What to work on:
Restate the opening lines of the material below word for word, stopping after the line that contains "plt.rcParams['mathtext.it'] = 'Liberation".

(Figure scripts)
>>>>
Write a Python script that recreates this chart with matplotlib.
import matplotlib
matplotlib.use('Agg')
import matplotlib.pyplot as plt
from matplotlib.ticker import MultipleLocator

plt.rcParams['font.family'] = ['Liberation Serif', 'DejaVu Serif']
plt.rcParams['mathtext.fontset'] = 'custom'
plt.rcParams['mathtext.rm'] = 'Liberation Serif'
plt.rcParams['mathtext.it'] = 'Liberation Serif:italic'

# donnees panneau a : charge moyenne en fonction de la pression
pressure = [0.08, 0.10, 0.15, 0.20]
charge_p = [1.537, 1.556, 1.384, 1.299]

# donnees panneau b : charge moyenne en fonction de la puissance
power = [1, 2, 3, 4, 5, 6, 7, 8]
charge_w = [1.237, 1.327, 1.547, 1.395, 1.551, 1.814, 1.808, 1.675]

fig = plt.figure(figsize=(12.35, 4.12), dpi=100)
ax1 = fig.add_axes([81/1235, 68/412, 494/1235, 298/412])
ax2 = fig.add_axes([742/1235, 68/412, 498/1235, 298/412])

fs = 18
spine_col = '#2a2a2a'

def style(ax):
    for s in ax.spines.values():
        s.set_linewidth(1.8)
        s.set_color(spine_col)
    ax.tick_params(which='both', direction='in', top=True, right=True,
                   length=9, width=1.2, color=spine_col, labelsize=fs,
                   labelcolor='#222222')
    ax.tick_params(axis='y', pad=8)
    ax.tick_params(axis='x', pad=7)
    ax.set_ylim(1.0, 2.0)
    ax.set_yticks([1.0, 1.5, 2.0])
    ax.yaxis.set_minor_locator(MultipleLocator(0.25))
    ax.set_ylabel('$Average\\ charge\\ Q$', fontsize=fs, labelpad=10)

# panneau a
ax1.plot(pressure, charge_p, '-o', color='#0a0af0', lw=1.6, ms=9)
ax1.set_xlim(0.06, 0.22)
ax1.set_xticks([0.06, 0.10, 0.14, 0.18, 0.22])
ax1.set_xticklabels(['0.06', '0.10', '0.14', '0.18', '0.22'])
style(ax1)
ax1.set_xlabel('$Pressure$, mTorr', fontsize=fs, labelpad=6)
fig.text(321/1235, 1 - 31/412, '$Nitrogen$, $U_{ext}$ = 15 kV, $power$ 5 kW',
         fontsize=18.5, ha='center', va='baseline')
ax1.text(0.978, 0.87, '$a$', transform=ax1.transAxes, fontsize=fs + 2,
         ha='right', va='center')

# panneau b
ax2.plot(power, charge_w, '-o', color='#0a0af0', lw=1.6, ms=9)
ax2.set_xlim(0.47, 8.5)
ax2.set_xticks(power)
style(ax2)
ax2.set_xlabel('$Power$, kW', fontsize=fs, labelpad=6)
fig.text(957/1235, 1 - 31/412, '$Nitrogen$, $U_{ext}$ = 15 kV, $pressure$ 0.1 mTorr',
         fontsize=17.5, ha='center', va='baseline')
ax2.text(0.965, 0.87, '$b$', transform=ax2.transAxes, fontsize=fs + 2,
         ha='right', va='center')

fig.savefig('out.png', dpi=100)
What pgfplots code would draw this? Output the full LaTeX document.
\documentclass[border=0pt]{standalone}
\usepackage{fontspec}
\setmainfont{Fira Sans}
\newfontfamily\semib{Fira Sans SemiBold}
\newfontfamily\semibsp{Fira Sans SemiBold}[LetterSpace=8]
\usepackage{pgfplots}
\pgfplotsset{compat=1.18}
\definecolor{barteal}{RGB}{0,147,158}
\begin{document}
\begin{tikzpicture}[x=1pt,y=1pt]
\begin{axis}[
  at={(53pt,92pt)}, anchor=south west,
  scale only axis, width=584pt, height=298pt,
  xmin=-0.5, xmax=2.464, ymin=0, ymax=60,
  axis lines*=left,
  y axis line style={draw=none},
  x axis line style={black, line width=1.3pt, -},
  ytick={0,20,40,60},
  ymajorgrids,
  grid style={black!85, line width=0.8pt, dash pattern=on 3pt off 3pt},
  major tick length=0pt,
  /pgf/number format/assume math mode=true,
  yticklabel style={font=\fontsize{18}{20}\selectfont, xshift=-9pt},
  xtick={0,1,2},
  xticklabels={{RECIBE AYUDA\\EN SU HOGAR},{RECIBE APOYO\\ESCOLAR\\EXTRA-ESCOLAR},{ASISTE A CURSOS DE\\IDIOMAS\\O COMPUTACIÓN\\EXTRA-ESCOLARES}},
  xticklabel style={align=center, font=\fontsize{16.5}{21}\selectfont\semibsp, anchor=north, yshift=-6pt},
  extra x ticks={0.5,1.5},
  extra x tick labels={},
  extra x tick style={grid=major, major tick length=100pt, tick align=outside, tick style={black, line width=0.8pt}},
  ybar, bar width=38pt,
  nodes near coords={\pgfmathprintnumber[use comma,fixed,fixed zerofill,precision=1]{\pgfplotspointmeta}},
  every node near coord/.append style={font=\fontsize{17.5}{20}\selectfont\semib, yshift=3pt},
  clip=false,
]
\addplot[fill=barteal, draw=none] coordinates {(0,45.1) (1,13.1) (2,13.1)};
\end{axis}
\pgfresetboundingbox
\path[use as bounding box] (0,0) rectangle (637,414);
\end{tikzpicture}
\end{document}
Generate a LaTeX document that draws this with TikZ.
<<<<
Result for this exercise:
Write a Python script that recreates this chart with matplotlib.
import matplotlib
matplotlib.use('Agg')
import matplotlib.pyplot as plt
from matplotlib.ticker import MultipleLocator

plt.rcParams['font.family'] = ['Liberation Serif', 'DejaVu Serif']
plt.rcParams['mathtext.fontset'] = 'custom'
plt.rcParams['mathtext.rm'] = 'Liberation Serif'
plt.rcParams['mathtext.it'] = 'Liberation Serif:italic'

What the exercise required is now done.